[Dataset excerpt]

++++++++++

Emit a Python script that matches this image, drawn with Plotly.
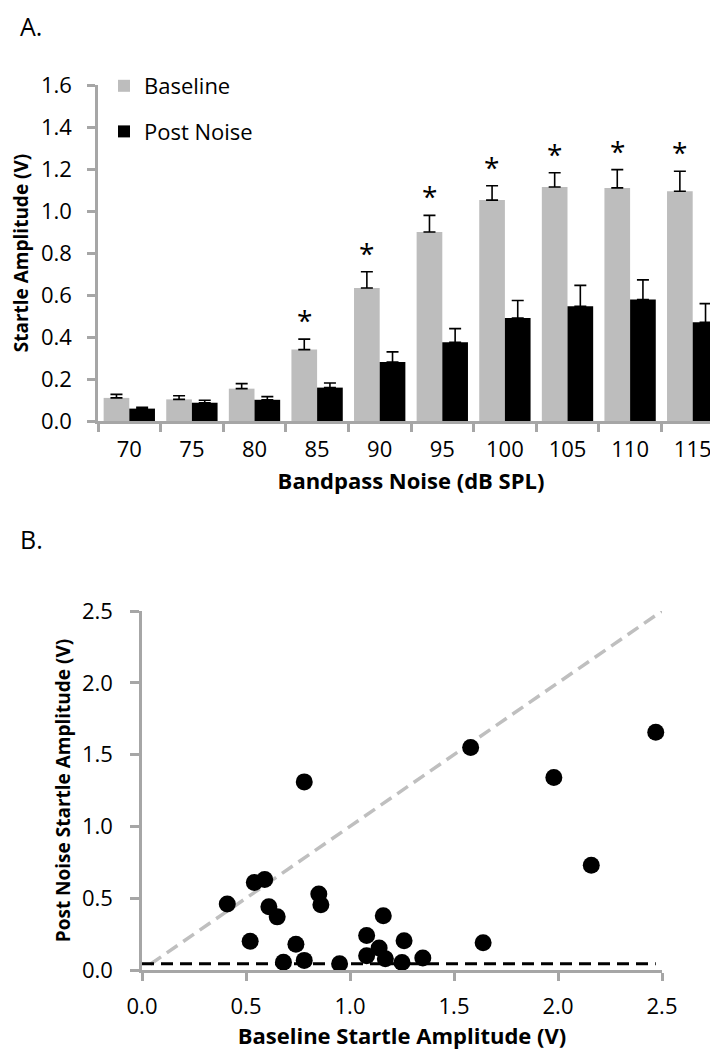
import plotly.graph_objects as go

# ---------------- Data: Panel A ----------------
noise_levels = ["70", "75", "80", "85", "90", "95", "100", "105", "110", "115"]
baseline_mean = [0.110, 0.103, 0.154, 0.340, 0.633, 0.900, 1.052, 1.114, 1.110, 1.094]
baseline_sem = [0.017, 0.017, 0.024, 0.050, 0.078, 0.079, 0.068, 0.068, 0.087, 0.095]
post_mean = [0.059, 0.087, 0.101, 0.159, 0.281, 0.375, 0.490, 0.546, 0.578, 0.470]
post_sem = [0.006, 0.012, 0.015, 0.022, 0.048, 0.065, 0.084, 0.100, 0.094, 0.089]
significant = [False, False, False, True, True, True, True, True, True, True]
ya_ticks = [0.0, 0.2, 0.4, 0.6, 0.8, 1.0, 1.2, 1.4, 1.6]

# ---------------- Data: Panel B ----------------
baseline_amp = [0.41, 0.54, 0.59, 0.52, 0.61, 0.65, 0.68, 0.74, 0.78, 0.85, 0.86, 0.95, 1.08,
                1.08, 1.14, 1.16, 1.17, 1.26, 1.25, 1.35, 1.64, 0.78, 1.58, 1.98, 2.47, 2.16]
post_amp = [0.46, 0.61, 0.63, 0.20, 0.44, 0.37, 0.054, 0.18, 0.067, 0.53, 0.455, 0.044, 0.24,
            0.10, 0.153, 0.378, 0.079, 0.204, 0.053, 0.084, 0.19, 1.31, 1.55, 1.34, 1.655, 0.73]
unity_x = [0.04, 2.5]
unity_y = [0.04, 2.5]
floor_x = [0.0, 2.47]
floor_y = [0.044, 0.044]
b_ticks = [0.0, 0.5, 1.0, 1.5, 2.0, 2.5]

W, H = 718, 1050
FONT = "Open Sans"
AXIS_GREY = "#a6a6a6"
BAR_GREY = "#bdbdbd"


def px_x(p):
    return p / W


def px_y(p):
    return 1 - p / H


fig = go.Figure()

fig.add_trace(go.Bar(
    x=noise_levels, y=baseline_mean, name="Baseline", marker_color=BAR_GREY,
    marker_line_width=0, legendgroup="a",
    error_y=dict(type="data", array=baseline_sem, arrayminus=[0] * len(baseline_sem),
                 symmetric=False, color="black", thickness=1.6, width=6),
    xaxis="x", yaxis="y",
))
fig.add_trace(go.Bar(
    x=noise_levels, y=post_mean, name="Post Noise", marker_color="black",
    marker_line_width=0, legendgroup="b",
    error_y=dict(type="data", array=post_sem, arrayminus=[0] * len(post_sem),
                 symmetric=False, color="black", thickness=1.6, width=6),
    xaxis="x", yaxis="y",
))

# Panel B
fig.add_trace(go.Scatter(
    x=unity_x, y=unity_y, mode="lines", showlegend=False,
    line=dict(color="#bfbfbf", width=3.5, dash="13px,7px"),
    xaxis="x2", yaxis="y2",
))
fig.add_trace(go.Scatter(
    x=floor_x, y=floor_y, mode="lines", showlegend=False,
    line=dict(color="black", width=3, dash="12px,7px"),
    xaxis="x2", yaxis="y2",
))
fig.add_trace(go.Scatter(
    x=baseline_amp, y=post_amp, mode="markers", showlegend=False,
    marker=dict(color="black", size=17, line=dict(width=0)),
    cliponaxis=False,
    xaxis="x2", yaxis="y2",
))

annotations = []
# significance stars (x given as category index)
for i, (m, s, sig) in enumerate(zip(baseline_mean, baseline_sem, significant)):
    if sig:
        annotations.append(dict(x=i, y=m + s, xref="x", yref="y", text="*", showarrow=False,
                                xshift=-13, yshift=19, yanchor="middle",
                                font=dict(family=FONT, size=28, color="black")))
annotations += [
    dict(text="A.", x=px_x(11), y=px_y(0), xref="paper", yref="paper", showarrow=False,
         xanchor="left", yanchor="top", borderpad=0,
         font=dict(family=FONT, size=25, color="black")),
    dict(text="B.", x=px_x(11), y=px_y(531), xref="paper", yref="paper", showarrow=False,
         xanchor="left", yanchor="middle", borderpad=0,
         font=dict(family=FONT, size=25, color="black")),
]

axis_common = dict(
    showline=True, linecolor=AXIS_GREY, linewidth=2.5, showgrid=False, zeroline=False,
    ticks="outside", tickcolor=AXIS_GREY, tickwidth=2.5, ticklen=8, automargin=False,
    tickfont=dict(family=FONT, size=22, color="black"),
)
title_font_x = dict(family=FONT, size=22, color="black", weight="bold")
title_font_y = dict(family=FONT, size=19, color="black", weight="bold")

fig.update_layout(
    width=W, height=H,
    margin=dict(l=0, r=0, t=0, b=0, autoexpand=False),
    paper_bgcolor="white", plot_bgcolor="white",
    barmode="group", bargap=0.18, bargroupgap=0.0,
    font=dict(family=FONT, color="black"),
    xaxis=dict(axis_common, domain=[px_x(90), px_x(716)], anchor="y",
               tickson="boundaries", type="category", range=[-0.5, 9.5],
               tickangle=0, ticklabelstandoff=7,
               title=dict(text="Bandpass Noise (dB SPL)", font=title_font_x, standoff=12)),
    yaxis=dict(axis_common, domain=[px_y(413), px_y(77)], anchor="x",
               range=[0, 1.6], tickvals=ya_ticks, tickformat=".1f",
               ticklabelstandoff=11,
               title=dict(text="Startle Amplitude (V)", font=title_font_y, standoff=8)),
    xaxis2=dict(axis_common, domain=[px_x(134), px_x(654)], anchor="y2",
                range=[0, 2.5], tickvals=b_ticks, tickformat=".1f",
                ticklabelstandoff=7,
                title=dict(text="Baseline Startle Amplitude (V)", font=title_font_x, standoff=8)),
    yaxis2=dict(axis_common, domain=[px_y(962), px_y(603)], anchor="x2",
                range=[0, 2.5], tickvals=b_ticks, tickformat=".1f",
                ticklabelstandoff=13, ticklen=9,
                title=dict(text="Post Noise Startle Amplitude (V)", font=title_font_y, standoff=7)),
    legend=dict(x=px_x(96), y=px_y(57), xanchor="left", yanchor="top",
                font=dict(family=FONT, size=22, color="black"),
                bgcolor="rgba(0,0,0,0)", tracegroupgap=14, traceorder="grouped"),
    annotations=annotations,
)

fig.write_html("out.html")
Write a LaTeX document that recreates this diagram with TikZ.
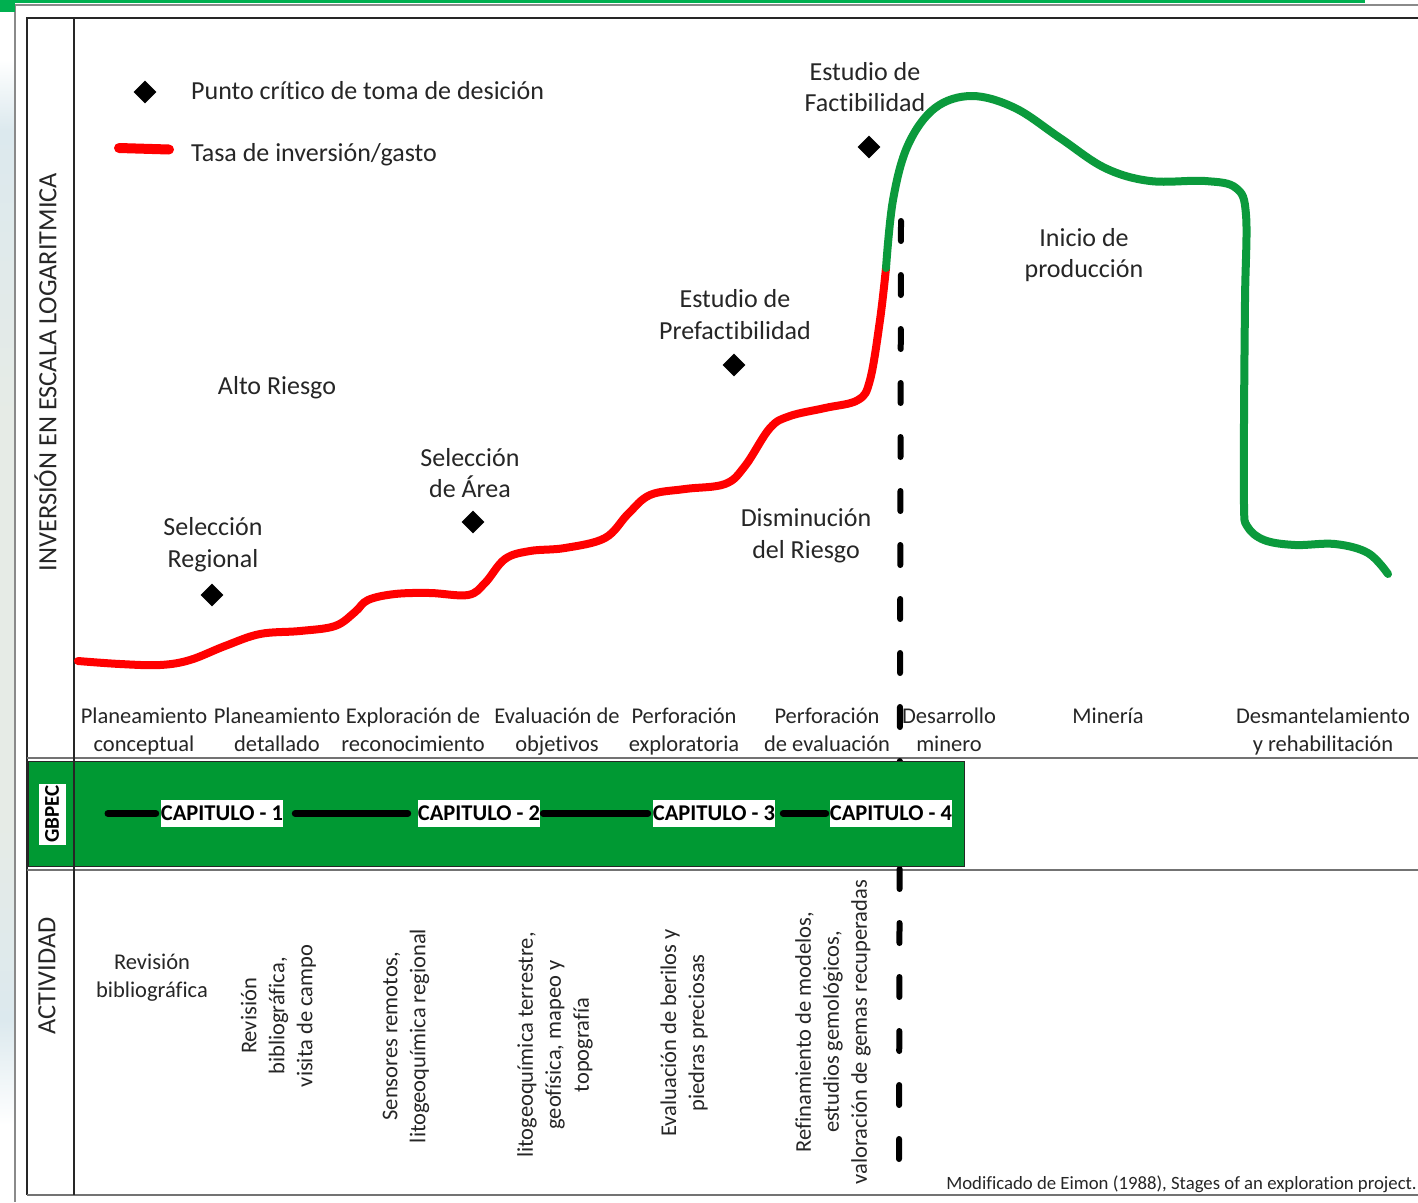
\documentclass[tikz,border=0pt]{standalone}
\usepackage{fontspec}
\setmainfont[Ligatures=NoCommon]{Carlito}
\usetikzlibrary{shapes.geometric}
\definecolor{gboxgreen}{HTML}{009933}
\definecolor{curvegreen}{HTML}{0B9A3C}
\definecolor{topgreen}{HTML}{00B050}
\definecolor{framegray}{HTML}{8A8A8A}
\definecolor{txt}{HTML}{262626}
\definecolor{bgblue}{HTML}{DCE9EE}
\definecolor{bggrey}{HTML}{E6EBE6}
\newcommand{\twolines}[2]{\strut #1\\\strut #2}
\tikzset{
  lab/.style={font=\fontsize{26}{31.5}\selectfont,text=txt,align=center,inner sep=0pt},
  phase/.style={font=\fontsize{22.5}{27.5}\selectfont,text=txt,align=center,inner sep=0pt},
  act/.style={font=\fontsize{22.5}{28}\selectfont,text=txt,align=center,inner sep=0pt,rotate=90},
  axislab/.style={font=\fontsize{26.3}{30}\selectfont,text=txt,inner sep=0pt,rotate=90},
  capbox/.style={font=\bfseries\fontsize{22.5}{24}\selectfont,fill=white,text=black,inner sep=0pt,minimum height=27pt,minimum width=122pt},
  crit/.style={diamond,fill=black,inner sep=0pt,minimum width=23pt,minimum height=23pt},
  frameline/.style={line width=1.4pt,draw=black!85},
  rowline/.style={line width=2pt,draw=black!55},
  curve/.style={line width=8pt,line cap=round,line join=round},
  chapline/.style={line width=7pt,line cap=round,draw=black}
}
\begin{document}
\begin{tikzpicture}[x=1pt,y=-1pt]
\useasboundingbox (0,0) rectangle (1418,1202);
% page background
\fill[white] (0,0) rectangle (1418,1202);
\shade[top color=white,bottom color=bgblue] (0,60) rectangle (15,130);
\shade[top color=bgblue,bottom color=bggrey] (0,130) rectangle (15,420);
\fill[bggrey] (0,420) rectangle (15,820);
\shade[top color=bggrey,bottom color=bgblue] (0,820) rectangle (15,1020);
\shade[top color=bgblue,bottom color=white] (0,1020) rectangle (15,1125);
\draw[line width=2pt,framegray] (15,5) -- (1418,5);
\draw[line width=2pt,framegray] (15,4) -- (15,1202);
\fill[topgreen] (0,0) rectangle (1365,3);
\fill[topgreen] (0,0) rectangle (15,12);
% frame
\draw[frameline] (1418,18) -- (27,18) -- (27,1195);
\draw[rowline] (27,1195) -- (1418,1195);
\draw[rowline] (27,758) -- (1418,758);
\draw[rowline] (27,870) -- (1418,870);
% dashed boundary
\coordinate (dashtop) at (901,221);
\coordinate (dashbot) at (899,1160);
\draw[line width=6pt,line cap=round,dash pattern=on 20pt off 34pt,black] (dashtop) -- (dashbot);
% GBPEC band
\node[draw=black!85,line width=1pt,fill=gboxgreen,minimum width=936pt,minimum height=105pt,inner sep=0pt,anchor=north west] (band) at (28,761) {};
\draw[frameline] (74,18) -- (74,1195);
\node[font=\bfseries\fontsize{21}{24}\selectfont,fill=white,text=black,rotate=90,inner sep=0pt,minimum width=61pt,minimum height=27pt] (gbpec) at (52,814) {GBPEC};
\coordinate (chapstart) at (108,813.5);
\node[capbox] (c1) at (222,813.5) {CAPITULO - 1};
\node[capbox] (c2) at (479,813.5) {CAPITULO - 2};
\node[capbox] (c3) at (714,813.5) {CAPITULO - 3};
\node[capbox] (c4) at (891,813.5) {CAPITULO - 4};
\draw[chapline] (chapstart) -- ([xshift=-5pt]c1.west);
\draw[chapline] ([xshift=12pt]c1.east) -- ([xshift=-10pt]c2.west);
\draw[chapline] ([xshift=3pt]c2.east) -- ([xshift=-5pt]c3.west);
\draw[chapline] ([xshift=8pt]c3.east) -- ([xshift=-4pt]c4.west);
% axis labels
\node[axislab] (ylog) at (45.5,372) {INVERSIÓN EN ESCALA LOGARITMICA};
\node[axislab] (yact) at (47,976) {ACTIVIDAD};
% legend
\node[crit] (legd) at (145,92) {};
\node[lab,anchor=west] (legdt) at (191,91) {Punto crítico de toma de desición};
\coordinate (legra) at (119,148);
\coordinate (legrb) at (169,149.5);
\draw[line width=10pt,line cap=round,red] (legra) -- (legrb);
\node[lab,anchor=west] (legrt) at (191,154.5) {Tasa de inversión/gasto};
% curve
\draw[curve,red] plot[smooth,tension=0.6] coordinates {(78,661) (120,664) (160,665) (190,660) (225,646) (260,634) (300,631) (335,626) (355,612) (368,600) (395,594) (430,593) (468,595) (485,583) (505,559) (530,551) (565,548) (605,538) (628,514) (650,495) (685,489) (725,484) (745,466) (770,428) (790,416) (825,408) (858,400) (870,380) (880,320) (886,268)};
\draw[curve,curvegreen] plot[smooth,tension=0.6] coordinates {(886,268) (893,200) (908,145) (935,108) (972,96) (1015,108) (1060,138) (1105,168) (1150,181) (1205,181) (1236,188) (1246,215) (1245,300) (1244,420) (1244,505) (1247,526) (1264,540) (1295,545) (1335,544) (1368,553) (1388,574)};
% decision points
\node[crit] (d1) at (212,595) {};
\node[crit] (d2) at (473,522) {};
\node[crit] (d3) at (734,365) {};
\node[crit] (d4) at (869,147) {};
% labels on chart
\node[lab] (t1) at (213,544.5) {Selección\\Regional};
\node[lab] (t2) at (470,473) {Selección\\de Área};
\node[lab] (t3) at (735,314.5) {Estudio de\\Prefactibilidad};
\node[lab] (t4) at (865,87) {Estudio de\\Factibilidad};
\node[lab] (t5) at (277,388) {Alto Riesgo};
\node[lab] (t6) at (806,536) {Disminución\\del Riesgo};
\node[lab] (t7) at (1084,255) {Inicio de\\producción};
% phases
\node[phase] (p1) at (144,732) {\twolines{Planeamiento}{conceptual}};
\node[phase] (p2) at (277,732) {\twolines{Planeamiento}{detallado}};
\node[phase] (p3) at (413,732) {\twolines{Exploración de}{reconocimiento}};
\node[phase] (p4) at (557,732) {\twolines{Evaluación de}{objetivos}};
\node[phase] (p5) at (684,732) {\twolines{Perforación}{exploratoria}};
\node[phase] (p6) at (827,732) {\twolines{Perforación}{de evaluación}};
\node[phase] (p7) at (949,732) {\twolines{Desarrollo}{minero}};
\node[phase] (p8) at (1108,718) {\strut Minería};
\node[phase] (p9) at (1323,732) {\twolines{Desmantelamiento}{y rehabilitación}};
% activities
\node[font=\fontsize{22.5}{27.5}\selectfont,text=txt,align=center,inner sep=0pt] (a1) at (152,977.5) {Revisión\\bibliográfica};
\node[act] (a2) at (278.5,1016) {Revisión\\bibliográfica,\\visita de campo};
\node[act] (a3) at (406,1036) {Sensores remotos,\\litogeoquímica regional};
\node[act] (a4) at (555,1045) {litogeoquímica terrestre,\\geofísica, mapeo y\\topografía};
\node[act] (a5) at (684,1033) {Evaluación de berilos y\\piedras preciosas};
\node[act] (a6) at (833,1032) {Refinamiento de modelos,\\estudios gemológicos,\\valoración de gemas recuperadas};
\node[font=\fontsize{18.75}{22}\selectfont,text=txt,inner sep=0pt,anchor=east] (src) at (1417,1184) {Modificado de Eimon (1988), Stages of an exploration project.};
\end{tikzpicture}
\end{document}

++++++++++

◆ DIRECTIVE ◆
Repeat the listing above up to and including the line with "import plotly.graph_objects as go", starting from its first line. Drop any pictures.

◆ OUTPUT BELOW ◆
Emit a Python script that matches this image, drawn with Plotly.
import plotly.graph_objects as go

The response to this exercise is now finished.